People who have criticized me as sectarian or worse when I express these views are those who want to maintain the status quo because it has disproportionately benefited them. Maintaining the status quo is simply unsustainable.

Let me say a few words about my role as a uniter and not a divider of people and those in doubt can check the record.

To be appointed a prefect reflected quality as a uniter of students. I was appointed a prefect at Butobere School (O Level) and at Ntare School (A Level). At Butobere I was also appointed a Scouts Troop Leader to unite the students in this extra curriculum activity.

While at Butobere School, I was elected president of Rujumbura students association at a time when the association was experiencing serious ethnic rivalries shortly after independence.

At the University of California, Berkeley campus, I was elected president of the African Students Association when members were divided over the Vietnam War.

At UNDP in Lusaka, Zambia I was elected chairperson of UN Staff Association when there were problems between internationally recruited and locally recruited staff.

In Lusaka I was a cofounder of Uganda Unity Group (UUG) of members from all regions of Uganda and we were admitted at the Moshi conference of 1979.

At UNDP in New York, I was a cofounder of Amicale to smoothen relations of African staff members from different regions.

Clearly this is not the profile of a divider of people. In carrying out my uniting responsibilities I have always – without favor or fear – pointed out the real cause of the problem. And this is exactly what I am trying to do as we struggle to unseat a failed NRM government through non-violent resistance in the first instance.

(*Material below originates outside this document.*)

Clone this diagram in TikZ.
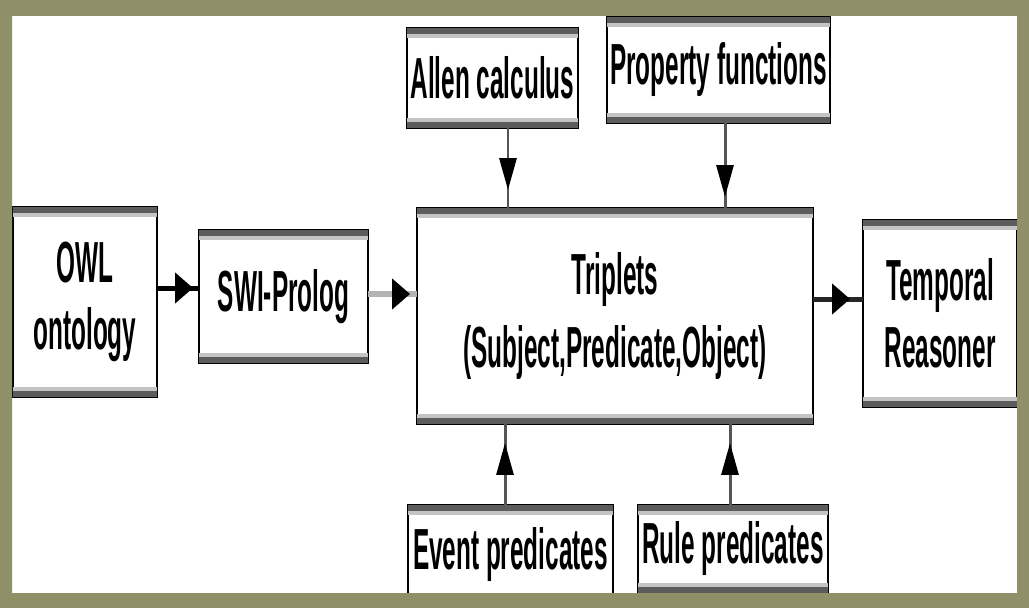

To sum up, we need a balance in the politics of Uganda and leadership that understands the root cause of the problem and how to fix it and then unite the people of Uganda on a sustained basis. Sweeping problems under the carpet for short-term gains isn’t a solution in the long-term. The intra-ethnic politics we have had since independence is unacceptable and has to be addressed without further delay in the interest of all the people of Uganda, not just a few.